## BEGIN

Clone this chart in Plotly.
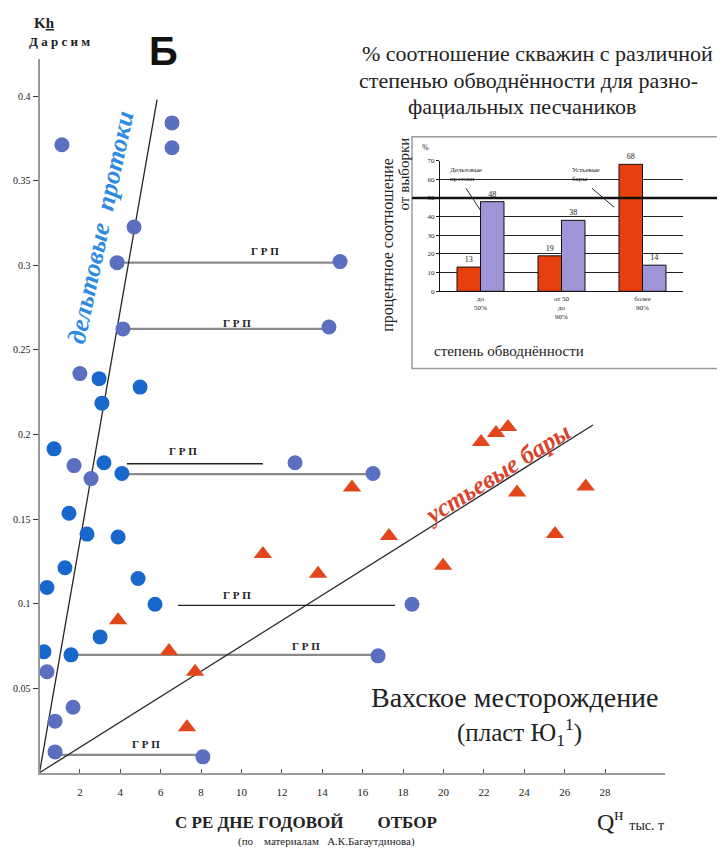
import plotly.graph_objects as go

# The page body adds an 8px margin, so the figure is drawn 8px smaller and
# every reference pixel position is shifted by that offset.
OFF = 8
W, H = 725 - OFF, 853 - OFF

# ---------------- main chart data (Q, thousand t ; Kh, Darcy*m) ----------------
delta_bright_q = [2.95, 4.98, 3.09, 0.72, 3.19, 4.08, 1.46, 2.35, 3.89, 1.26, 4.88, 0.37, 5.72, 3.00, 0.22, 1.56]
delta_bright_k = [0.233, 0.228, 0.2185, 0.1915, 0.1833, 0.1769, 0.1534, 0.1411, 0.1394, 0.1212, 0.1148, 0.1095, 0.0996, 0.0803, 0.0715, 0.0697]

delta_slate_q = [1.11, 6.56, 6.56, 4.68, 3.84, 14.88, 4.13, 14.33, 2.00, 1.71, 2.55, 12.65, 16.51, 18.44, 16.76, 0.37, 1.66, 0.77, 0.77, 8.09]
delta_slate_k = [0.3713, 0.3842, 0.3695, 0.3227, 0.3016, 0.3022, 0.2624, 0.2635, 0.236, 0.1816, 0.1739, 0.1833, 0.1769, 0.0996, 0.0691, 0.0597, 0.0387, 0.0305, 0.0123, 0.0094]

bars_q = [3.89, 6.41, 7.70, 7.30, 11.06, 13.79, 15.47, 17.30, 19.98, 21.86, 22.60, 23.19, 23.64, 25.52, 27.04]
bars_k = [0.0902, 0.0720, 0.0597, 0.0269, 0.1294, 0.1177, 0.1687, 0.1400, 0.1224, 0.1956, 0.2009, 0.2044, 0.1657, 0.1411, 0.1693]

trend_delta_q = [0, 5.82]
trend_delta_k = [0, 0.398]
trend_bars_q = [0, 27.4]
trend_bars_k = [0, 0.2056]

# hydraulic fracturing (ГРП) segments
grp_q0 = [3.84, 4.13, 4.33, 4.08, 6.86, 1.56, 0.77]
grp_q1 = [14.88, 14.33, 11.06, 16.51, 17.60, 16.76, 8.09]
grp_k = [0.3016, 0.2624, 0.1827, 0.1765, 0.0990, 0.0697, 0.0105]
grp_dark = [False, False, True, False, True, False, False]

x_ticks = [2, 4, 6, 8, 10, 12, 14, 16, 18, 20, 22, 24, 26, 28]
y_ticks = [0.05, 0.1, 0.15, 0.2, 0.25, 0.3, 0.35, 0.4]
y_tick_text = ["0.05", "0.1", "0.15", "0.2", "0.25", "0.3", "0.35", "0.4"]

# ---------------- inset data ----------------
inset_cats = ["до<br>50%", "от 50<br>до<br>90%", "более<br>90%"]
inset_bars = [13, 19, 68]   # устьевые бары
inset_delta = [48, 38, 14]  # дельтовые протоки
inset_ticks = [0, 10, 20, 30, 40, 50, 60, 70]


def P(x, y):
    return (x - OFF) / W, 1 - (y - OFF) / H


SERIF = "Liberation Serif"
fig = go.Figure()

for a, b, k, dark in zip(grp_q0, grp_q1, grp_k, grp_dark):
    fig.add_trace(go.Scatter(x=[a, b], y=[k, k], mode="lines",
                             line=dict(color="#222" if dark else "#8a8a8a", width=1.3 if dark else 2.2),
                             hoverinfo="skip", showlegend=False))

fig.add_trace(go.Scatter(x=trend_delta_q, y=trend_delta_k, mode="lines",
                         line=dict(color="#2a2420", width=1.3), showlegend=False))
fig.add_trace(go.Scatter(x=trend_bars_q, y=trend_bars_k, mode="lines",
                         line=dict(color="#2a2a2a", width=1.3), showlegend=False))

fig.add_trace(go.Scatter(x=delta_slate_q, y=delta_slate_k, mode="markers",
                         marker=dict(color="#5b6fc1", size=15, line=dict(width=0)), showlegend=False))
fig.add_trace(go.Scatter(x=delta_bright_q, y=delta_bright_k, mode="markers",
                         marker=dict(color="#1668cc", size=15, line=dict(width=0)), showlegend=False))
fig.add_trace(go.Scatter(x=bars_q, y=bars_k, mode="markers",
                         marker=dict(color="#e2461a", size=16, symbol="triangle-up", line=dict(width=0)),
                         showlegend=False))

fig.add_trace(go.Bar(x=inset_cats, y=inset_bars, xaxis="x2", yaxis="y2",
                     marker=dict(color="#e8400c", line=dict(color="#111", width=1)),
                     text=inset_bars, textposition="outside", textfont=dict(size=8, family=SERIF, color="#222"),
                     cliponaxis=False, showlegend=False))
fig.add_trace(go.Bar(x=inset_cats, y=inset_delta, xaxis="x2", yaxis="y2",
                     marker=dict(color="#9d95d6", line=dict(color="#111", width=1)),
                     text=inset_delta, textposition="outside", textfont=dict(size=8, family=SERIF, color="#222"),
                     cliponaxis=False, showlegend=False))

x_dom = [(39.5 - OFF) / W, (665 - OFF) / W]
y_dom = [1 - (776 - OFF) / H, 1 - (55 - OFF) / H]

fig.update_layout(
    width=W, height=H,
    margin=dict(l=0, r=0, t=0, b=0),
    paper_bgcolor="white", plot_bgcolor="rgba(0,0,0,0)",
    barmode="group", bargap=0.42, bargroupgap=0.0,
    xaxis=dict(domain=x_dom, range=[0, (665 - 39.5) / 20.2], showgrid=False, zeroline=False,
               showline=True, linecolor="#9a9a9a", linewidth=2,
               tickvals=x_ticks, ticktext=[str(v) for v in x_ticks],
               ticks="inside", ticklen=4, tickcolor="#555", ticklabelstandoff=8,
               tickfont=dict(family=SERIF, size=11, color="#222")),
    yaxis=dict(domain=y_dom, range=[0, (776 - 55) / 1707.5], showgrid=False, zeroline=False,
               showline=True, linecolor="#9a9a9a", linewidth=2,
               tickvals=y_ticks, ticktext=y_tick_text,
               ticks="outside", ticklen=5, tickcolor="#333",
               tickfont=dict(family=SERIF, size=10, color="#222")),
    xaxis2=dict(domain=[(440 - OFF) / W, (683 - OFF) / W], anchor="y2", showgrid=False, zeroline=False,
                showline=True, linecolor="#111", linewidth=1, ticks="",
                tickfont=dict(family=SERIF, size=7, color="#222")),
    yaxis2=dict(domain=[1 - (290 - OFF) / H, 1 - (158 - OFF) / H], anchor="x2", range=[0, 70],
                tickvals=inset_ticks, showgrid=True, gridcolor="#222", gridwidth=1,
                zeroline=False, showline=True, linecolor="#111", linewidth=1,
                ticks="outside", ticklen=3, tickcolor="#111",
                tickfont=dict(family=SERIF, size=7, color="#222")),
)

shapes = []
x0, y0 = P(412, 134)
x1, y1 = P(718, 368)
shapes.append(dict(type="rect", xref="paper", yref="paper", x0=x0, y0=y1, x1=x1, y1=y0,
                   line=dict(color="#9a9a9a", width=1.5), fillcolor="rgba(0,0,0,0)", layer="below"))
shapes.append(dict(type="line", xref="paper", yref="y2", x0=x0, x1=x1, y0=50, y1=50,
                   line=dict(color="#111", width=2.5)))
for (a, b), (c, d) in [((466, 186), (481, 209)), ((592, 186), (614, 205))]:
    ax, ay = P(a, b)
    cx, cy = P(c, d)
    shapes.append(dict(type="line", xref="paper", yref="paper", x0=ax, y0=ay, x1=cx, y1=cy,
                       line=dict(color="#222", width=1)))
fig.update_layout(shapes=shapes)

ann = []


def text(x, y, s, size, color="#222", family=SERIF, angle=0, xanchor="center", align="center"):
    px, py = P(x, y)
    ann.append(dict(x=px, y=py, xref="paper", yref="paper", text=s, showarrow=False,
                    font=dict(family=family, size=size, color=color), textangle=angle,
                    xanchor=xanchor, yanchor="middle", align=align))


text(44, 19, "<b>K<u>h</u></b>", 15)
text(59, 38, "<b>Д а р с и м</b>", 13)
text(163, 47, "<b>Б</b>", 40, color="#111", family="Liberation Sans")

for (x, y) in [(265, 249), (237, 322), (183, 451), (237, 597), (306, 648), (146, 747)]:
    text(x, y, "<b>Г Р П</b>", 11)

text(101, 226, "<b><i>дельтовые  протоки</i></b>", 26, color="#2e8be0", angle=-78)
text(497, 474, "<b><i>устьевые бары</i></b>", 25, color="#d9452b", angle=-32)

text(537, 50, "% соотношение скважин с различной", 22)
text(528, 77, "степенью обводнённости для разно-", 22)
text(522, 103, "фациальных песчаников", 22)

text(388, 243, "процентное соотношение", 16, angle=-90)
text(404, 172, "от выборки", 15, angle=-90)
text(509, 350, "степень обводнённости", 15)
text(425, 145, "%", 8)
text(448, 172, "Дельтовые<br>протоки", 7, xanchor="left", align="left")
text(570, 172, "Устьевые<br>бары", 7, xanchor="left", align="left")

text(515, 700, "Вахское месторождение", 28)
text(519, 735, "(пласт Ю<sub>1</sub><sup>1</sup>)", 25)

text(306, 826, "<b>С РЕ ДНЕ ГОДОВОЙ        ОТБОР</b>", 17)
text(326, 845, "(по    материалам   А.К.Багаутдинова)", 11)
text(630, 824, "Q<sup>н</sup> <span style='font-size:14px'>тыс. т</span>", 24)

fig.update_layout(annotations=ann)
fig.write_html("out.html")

## END

Reproduce the material above exactly, first line through the line that contains "return (x - OFF) / W, 1 - (y - OFF) / H", minus the pictures.

◆ Output of the exercise ◆
Clone this chart in Plotly.
import plotly.graph_objects as go

# The page body adds an 8px margin, so the figure is drawn 8px smaller and
# every reference pixel position is shifted by that offset.
OFF = 8
W, H = 725 - OFF, 853 - OFF

# ---------------- main chart data (Q, thousand t ; Kh, Darcy*m) ----------------
delta_bright_q = [2.95, 4.98, 3.09, 0.72, 3.19, 4.08, 1.46, 2.35, 3.89, 1.26, 4.88, 0.37, 5.72, 3.00, 0.22, 1.56]
delta_bright_k = [0.233, 0.228, 0.2185, 0.1915, 0.1833, 0.1769, 0.1534, 0.1411, 0.1394, 0.1212, 0.1148, 0.1095, 0.0996, 0.0803, 0.0715, 0.0697]

delta_slate_q = [1.11, 6.56, 6.56, 4.68, 3.84, 14.88, 4.13, 14.33, 2.00, 1.71, 2.55, 12.65, 16.51, 18.44, 16.76, 0.37, 1.66, 0.77, 0.77, 8.09]
delta_slate_k = [0.3713, 0.3842, 0.3695, 0.3227, 0.3016, 0.3022, 0.2624, 0.2635, 0.236, 0.1816, 0.1739, 0.1833, 0.1769, 0.0996, 0.0691, 0.0597, 0.0387, 0.0305, 0.0123, 0.0094]

bars_q = [3.89, 6.41, 7.70, 7.30, 11.06, 13.79, 15.47, 17.30, 19.98, 21.86, 22.60, 23.19, 23.64, 25.52, 27.04]
bars_k = [0.0902, 0.0720, 0.0597, 0.0269, 0.1294, 0.1177, 0.1687, 0.1400, 0.1224, 0.1956, 0.2009, 0.2044, 0.1657, 0.1411, 0.1693]

trend_delta_q = [0, 5.82]
trend_delta_k = [0, 0.398]
trend_bars_q = [0, 27.4]
trend_bars_k = [0, 0.2056]

# hydraulic fracturing (ГРП) segments
grp_q0 = [3.84, 4.13, 4.33, 4.08, 6.86, 1.56, 0.77]
grp_q1 = [14.88, 14.33, 11.06, 16.51, 17.60, 16.76, 8.09]
grp_k = [0.3016, 0.2624, 0.1827, 0.1765, 0.0990, 0.0697, 0.0105]
grp_dark = [False, False, True, False, True, False, False]

x_ticks = [2, 4, 6, 8, 10, 12, 14, 16, 18, 20, 22, 24, 26, 28]
y_ticks = [0.05, 0.1, 0.15, 0.2, 0.25, 0.3, 0.35, 0.4]
y_tick_text = ["0.05", "0.1", "0.15", "0.2", "0.25", "0.3", "0.35", "0.4"]

# ---------------- inset data ----------------
inset_cats = ["до<br>50%", "от 50<br>до<br>90%", "более<br>90%"]
inset_bars = [13, 19, 68]   # устьевые бары
inset_delta = [48, 38, 14]  # дельтовые протоки
inset_ticks = [0, 10, 20, 30, 40, 50, 60, 70]


def P(x, y):
    return (x - OFF) / W, 1 - (y - OFF) / H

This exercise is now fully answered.